2013年11月18日

 平和運動ではよく聞かれる言葉である。「軍事力ではなくて外交で」と言い換えてもよい。

 もちろん、いろいろな問題を軍事力でなくて外交で解決することは望ましいし、大事なことだ。外交的な解決の余地があるのに、目の前で軍事力による対処がおこなわれようとしている場合、そういうスローガンは大事だと思う。だけど、そういうスローガンを、いつでもどこでも通じるものとして提起することは、適切なのだろうか。

 一般的にいっても、問題を軍事か外交かの2項対立で捉えてしまうと、複雑な現実を捉えきれなくなる。国連憲章だって、紛争の平和的・外交的な解決のために最後まで力を尽くすべきことを規定しているが、それでも侵略がやまない場合、軍事的な解決に乗りだすことは想定している。軍事か外交かどちらかしかダメというものではないのだ。

 多くの国民も、軍事派と外交派に分かれているわけではない。どっちも大事だと考えているだろう。どこかで書いたことだけれど、政府が3年に1回やっている世論調査では、8割から9割が自衛隊の存在を認めている。しかし同時に、そういう人びとが外交は不要だと考えているかというと、そんなことはない。また逆に、外交努力の必要性を認める人に対して自衛隊が不要かと尋ねれば、とんでもないということになるだろう。

 さらに大きな問題は、こういうスローガンを一般化すると、軍事も外交も一色に塗りつぶされることだ。軍事のなかにもいろいろあって、アメリカみたいに何かあれば他国を殲滅する戦略をもち、そのための兵器を開発・保有し、そのための訓練を欠かさないという軍事もある。一方で、ASEAN諸国のように、自国防衛に必要な最小限度の武器を保有し、遠く海外に出かけていって集団的自衛権を行使するなんて考えない国もある。それらを一緒くたにして「軍事はダメ」ということになると、現実が歪んでしまうわけである。

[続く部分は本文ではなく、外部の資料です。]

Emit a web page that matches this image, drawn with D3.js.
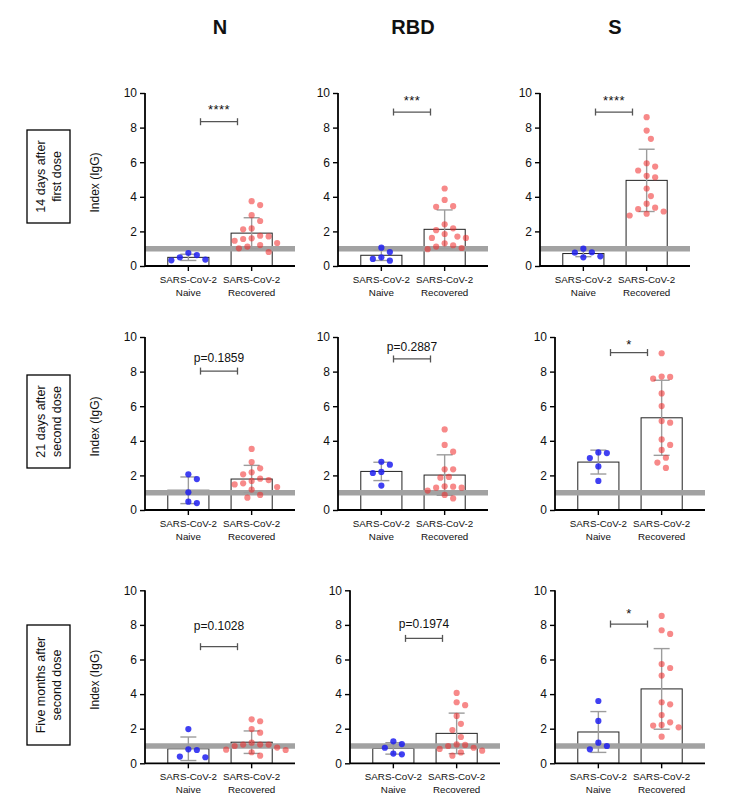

 これは外交でも同じだ。外交なら何でもいいということではないというのが、歴史の教えるところだ。ヒトラーがチェコのズデーデン割譲を要求したのに際し、イギリスなどが戦争を回避する立場からそれを認めたことは、その結果がドイツのさらなる侵略につながっていったことともあわせ、あまりにも有名である。